Rebecca Pidgeon who in other roles comes across as uninspired especially when she plays tough Americans is more comfortable here as the radical sister of the accused who also suffers loss as her engagement is broken because of the fight to clear her brother's name.
Its a brave undertaking to adapt a Rattigan play on the screen and Mamet has done very well in making the film watchable and highlighting the mores of the time.
A proud father goes to great lengths to defend his son's honor in this latest movie version of Terence Rattigan's play The Winslow Boy (itself based on the true story of George Archer-See), written and directed by David Mamet one of the most respected screenwriters working today. I am unfamiliar with the play or its several other adaptations so I can't compare, and I'll judge this film based solely on itself. What's unusual with The Winslow Boy is that it's a court movie which hardly spends any time actually in court, concentrating instead on how the case affects the lives of the Winslow family, and in particular the father Arthur (Nigel Hawthorne) and the daughter Catherine (Rebecca Pidgeon). As such the ultimate resolution of the Winslow case is actually of little importance to the movie, like a bit of a side story, something which may be quite off-putting to some viewers who'd perhaps find it boring and/or pointless. All in all, while The Winslow Boy isn't a masterpiece of epic proportions it's a very well-made solid little film who's greatest strength is probably the excellent performances all across the board.

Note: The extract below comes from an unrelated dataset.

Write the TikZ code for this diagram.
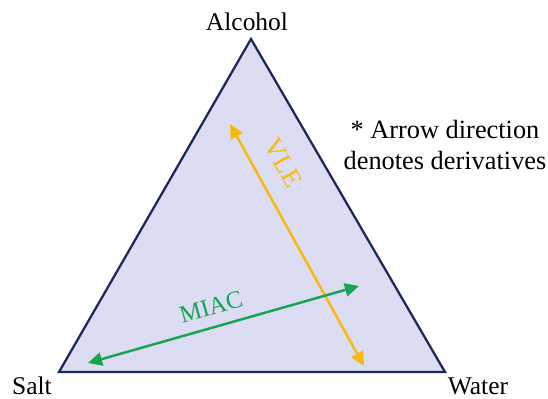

*** This review may contain spoilers ***
A drawing room, period, study of manners, domestic drama, if you will... The drama is admittedly light, centring on the impact of a teenage son's expulsion from naval college and the truth or otherwise of this occurrence. Strangely enough, you never get to learn whether the boy was actually guilty or not of his "crime" - although he gets off, it's never fully resolved and could be attributed to the superior advocacy of his attorney - sadly still a predilection in modern society. However the dramatic content could have been increased with some kind of courtroom climax, or confession, but now I'm arguing with the original play, hardly the fault of David Mamet or his actors. The Edwardian, pre War "golden - era" is nicely evoked with the big house, coterie of servants and upper - class manners of the family, although contemporary influences such as suffragetism (strongly) and the approaching war (mildly) are referred to. I'm not sure Mamet properly and fully brought home the "sensational" aspect of the Winslow case on the British public, even as I appreciated his subtlety in demonstrating this via newspaper hoardings, contemporary cartoons and the like. He does however marshall his acting troupe well. Nigel Hawthorne shines as the patriarch who sacrifices the wants and needs of his wider family for the sake of clearing his son's name. I didn't get the impression that it was the family name he was defending and genuinely believe it was for his youngest son's future which concerned him, which is as it should be. I'm not quite sure however that Hawthorne seems just too old to have fathered the boy. The rest of the cast play very well although some of their roles seem stereotypical and perhaps more could have been made of the interfamily tensions...but again that takes us back to Rattigan's source material. Mamet this time, quite rightly eschews all opportunity to contemporise the play and his cinematic devices are subtly reined in, no overlapping dialogue or sharp cross-cutting here. I liked the utilisation of the swinging garden gate at the start of the film, letting in the "bad" from outside, which recalled to mind J.B. Priestley's "An Inspector Calls". How often English dramatists seemed to write about the so called idyllic society of the upper classes breaking down...nothing lasts forever it seems. Anyway, in summary, a wordy piece, well shot, well played but ultimately probably best enjoyed as a stage play.